In the 1990 book, A Natural History of the Senses, author Diane Ackerman writes, “Our sense of smell can be extraordinarily precise, yet it’s almost impossible to describe how something smells to someone who hasn’t smelled it…
We see only where there is light enough, taste only when we put things into our mouths, touch only when we make contact with someone or something, hear only sounds that are loud enough to hear. But we smell always and with every breath…Smells coat us, swirl around us, enter our bodies, emanate from us. We live in a constant wash of them. Still, when we try to describe a smell, words fail us…
The physiological links between the smell and language centers of the brain are pitifully weak. Not so the links between the smell and the memory centers, a route that carries us nimbly across time and distance. A smell can be overwhelmingly nostalgic because it triggers powerful images and emotions before we have time to edit them…When we give perfume to someone, we give them liquid memory. Kipling was right: “Smells are surer than sights and sounds to make your heart-strings crack.”

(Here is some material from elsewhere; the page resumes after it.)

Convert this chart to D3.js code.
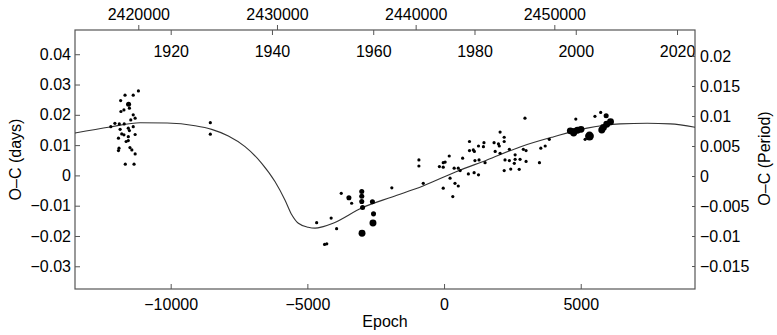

Ah, those cracking heart strings…All it took to finally enliven my holiday spirit, after weeks of Christmas advertisements and carols playing everywhere, was the smell of a few pine boughs and pumpkin scones baking in the oven. Memories of Christmases past flooded into my head. Smells were doing the work of a Christmas spirit cheerleader. Perhaps you have similar associations with pine and cinnamon, or perhaps it’s other smells, like the ones of Hanukkah, potato latkes sizzling in the pan or chocolate gelt, unwrapped, given after spinning the dreidel. Whether Christmas or Hanukkah, smells may bring up childhood memories or ones more recent, one that make you smile, ones that bring tears to your eyes. Kipling was right: “Smells are surer than sights or sounds to make your heart-strings crack.”
The candles flicker in the window.
Outside, ponderosa pines are tied in red bows.
If you squint,
the neighbors’ Christmas lights
look like the Omaha skyline.
The smell of oil is in the air.
We drift off to childhood
where we spent our gelt
on baseball cards and matinees,
cream sodas and knishes…
(From “Chanukah Lights Tonight,” by Steve Schneider, in: Prairie Air Show, 2000)
Let your nose guide you to inspiration as you write this week. List the smells you associate with the Christmas or Hanukkah. What memories do they invoke? Write some.